Мать невесты Наталья Ивановна Гончарова никак не могла взять в толк, что Пушкин женится не на ней, а на ее дочери (именно в таких выражениях он был вынужден объясняться с нею!). Грубость, оскорбления, сплетни — всё это он сносил, скрежеща зубами. Натали шла замуж бесприданницей, и будущая теща была неумолима в требованиях: денег, денег, денег…
24 августа он пишет на Полотняный Завод деду невесты Афанасию Николаевичу Гончарову:
«…Смерть дяди моего, Василья Львовича Пушкина, и хлопоты по сему печальному случаю расстроили мои обстоятельства. Не успел я выйти из долга, как опять принужден был задолжать. На днях отправляюсь я в нижегородскую деревню, дабы вступить во владение оной».
Ровно через неделю Пушкин отправляется в Болдино.
Вот теперь сюжет «Холеры» двинется тем напряженным темпом, который присущ его повестям.
«…На дороге встретил я Макарьевскую ярманку, прогнанную холерой. Бедная ярманка! Она бежала как пойманная воровка, разбросав половину своих товаров, не успев пересчитать свои барыши!
Воротиться казалось мне малодушием; я поехал далее, как, может быть, случалось вам ехать на поединок: с досадой и большой неохотой.
Едва успел я приехать, как узнаю, что около меня оцепляют деревни, учреждают карантины. Народ ропщет, не понимая строгой необходимости и предпочитая зло неизвестности и загадочное непривычному своему стеснению. Мятежи вспыхивают то здесь, то там.
…Вдруг 2 октября получаю известие, что холера в Москве. Страх меня пронял — в Москве… но об этом когда-нибудь после. Я тотчас собрался в дорогу и поскакал. Проехав 20 верст, ямщик мой останавливается: застава!»
Всё. Пути перекрыты. Он заперт в Болдине. Как в ловушке. Как на острове.

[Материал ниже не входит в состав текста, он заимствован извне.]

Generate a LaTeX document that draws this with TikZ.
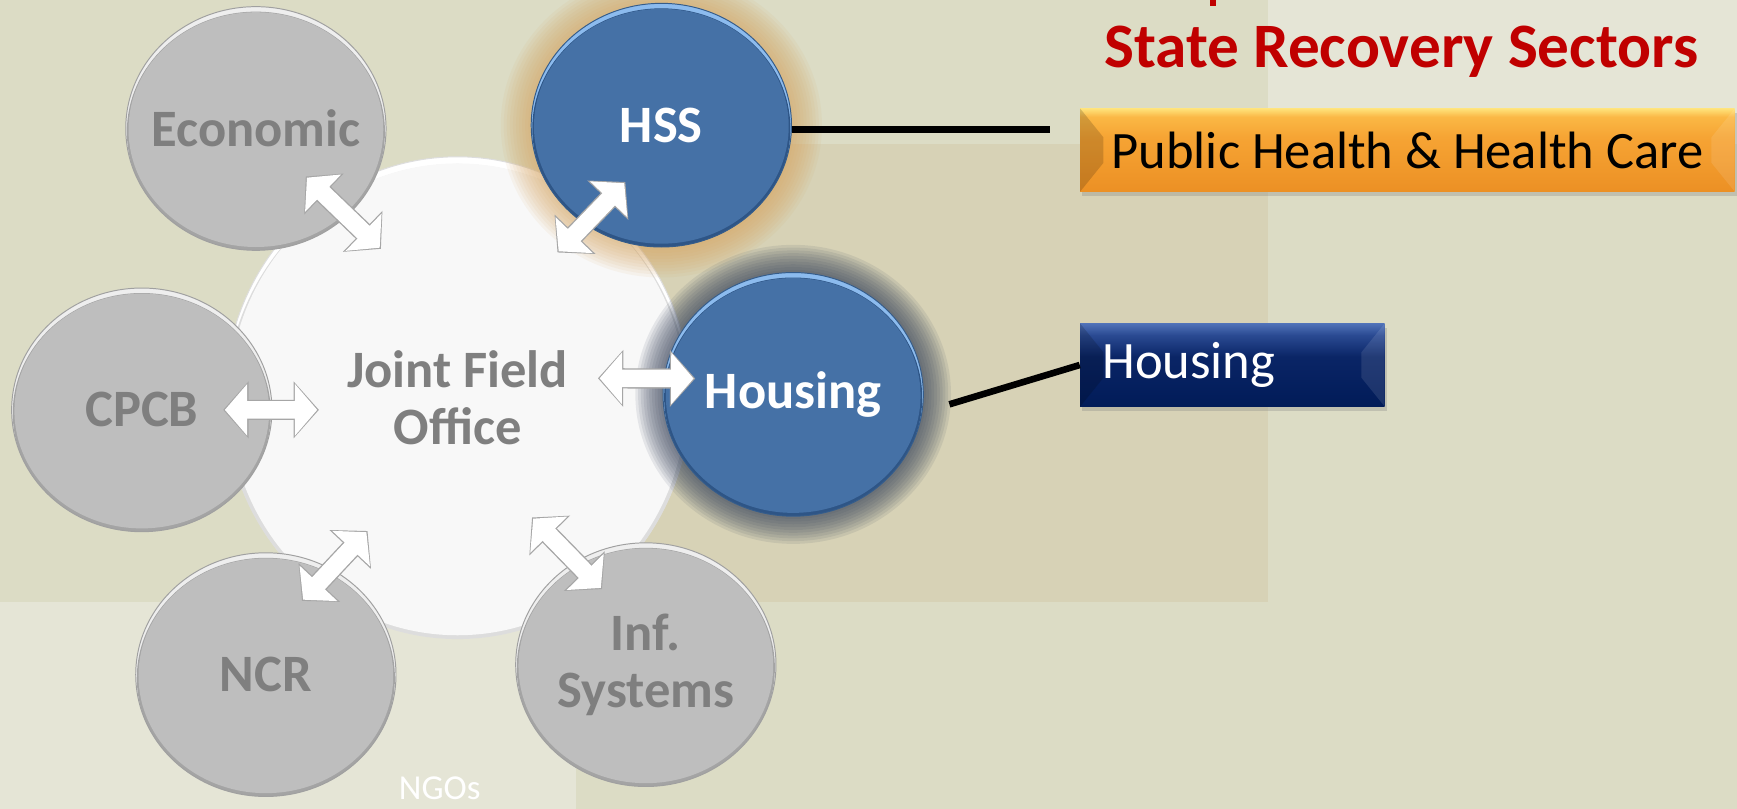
\documentclass[tikz,border=0pt]{standalone}
\usepackage{fontspec}
\setmainfont{Carlito}
\usetikzlibrary{arrows.meta}
\usetikzlibrary{shapes.geometric}
\usetikzlibrary{shadows}

\definecolor{bgbase}{HTML}{DCDCC5}
\definecolor{bglight}{HTML}{E5E5D6}
\definecolor{bgtan}{HTML}{D7D2B6}
\definecolor{bodygray}{HTML}{BEBEBE}
\definecolor{rimgray}{HTML}{EEEEEE}
\definecolor{darkgray}{HTML}{A4A4A4}
\definecolor{edgegray}{HTML}{A0A0A0}
\definecolor{labelgray}{HTML}{7F7F7F}
\definecolor{bodyblue}{HTML}{4571A6}
\definecolor{rimblue}{HTML}{8CBBEE}
\definecolor{darkblue}{HTML}{2E5586}
\definecolor{edgeblue}{HTML}{355C8A}
\definecolor{hubwhite}{HTML}{F8F8F8}
\definecolor{hubrim}{HTML}{DDDDDD}
\definecolor{hssglow}{HTML}{D6A25A}
\definecolor{housglow}{HTML}{39455C}
\definecolor{titlered}{HTML}{C00000}
\definecolor{arrowedge}{HTML}{A6A6A6}
\definecolor{orangebot}{HTML}{EC9024}
\definecolor{orangemid}{HTML}{F6A434}
\definecolor{orangeup}{HTML}{FBB845}
\definecolor{orangetop}{HTML}{FFE27A}
\definecolor{navybot}{HTML}{011B58}
\definecolor{navymid}{HTML}{0A2566}
\definecolor{navyup}{HTML}{2A4A92}
\definecolor{navytop}{HTML}{5072B8}

\pgfdeclareverticalshading{orangebevel}{100bp}{color(0bp)=(orangebot); color(25bp)=(orangebot);
  color(58bp)=(orangemid); color(70bp)=(orangeup); color(75bp)=(orangetop); color(100bp)=(orangetop)}
\pgfdeclareverticalshading{navybevel}{100bp}{color(0bp)=(navybot); color(25bp)=(navybot);
  color(55bp)=(navymid); color(68bp)=(navyup); color(75bp)=(navytop); color(100bp)=(navytop)}

\tikzset{
  orb/.style n args={3}{ellipse, minimum width=4.7cm, minimum height=4.4cm, inner sep=-0.5cm,
    align=center, font=\bfseries\fontsize{27}{29}\selectfont, fill=#1, line width=.5pt,
    path picture={
      \fill[#2] ([yshift=-0.06cm]path picture bounding box.center) ellipse [x radius=2.33cm, y radius=2.17cm];
      \fill[#3] ([yshift=-0.02cm]path picture bounding box.center) ellipse [x radius=2.30cm, y radius=2.12cm];}},
  sector/.style={orb={rimgray}{darkgray}{bodygray}, draw=edgegray, text=labelgray},
  lead/.style={orb={rimblue}{darkblue}{bodyblue}, draw=edgeblue, text=white},
  hub/.style={ellipse, minimum width=8.4cm, minimum height=8.7cm, inner sep=0pt,
    align=center, font=\bfseries\fontsize{27}{29}\selectfont, text=labelgray,
    fill=white, draw=hubrim, line width=.5pt,
    path picture={
      \fill[hubrim] ([yshift=-0.08cm]path picture bounding box.center) ellipse [x radius=4.18cm, y radius=4.3cm];
      \fill[hubwhite] ([yshift=-0.03cm]path picture bounding box.center) ellipse [x radius=4.13cm, y radius=4.26cm];}},
  arrowrim/.style={{Triangle[width=28.5pt,length=13pt]}-{Triangle[width=28.5pt,length=13pt]},
    line width=10.4pt, draw=arrowedge},
  arrowfill/.style={{Triangle[width=26pt,length=11.5pt]}-{Triangle[width=26pt,length=11.5pt]},
    line width=9pt, draw=white},
  link/.style={line width=3.4pt, black},
  rsfbox/.style={rectangle, minimum height=1.5cm, inner xsep=0.4cm, inner ysep=0pt,
    align=left, font=\fontsize{27}{29}\selectfont,
    drop shadow={opacity=.3, shadow xshift=.04cm, shadow yshift=-.08cm},
    path picture={
      \fill[black, opacity=.16] (path picture bounding box.north west) -- ++(0.42cm,-0.52cm)
        -- ([shift={(0.42cm,0.52cm)}]path picture bounding box.south west)
        -- (path picture bounding box.south west) -- cycle;
      \fill[white, opacity=.10] (path picture bounding box.north east) -- ++(-0.42cm,-0.52cm)
        -- ([shift={(-0.42cm,0.52cm)}]path picture bounding box.south east)
        -- (path picture bounding box.south east) -- cycle;}}
}

\begin{document}
\begin{tikzpicture}[x=0.02cm, y=0.02cm]
        % background panels
        \fill[bgbase] (0,0) rectangle (1568,730);
        \fill[bglight] (1145,600) rectangle (1568,730);
        \fill[bglight] (0,0) rectangle (520,187);
        \fill[bgtan] (500,187) rectangle (1145,600);
        \useasboundingbox (0,0) rectangle (1568,730);

        \draw (413,371) node[hub] (jfo) {Joint Field\\Office};

        % glows
        \foreach \g [evaluate=\g as \rx using 2.35+0.055*\g, evaluate=\g as \ry using 2.2+0.055*\g] in {1,...,10}
            \fill[hssglow, opacity=.08] (597,617) ellipse [x radius=\rx cm, y radius=\ry cm];
        \foreach \g [evaluate=\g as \rx using 2.35+0.05*\g, evaluate=\g as \ry using 2.2+0.05*\g] in {1,...,10}
            \fill[housglow, opacity=.1] (716,374) ellipse [x radius=\rx cm, y radius=\ry cm];

        \draw (231,614) node[sector] (econ) {Economic};
        \draw (128,360) node[sector] (cpcb) {CPCB};
        \draw (240,121) node[sector] (ncr) {NCR};
        \draw (583,130) node[sector] (inf) {Inf.\\Systems};

        \draw (597,617) node[lead] (hss) {HSS};
        \draw (716,374) node[lead] (hous) {Housing};

        % two-way arrows
        \foreach \a/\b/\s/\t in {econ.center/jfo.123/1.28/-1.31, hss.40/jfo.53/3.50/-1.10,
                                 cpcb.center/jfo.183/1.50/-1.67, jfo.175/hous.173/6.76/-0.54,
                                 ncr.216/jfo.233/3.71/-1.38, inf.-36/jfo.-53/3.83/-1.75}
        {
            \draw[arrowrim, shorten <=\s cm-0.03cm, shorten >=\t cm-0.03cm] (\a) -- (\b);
            \draw[arrowfill, shorten <=\s cm, shorten >=\t cm] (\a) -- (\b);
        }

        % right hand side
        \fill[titlered] (1092,725) rectangle (1098,730);
        \draw (1265,683) node[font=\bfseries\fontsize{32.5}{34}\selectfont, text=titlered] (title) {State Recovery Sectors};

        \draw (1270.5,594.5) node[rsfbox, shading=orangebevel, minimum width=11.82cm, text=black] (phbox) {Public Health \& Health Care};
        \draw (1112.5,400.5) node[rsfbox, shading=navybevel, text width=4.7cm, text=white] (hbox) {Housing};

        \coordinate (phend) at (948,613);
        \coordinate (hstub) at (857,365);
        \draw[link] (hss.east |- phend) -- (phend);
        \draw[link] (hstub) -- (hbox.west);

        \draw (397,18) node[text=white, font=\fontsize{18}{20}\selectfont] (ngos) {NGOs};
    \end{tikzpicture}
\end{document}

Именно этот образ возникает в постскриптуме письма к Дельвигу, написанного 4 ноября: «…Я живу в деревне как в острове, окруженный карантинами».
Мы знаем название этого острова — Болдино.
Но в воображении поэта появляется и другое, мистически ассоциированное название. Он пишет Погодину в те же дни: «Посылаю вам из моего Пафмоса Апокалипсическую песнь. Напечатайте, где хотите, хоть в „Ведомостях“ — но прошу вас и требую именем нашей дружбы не объявлять никому моего имени…»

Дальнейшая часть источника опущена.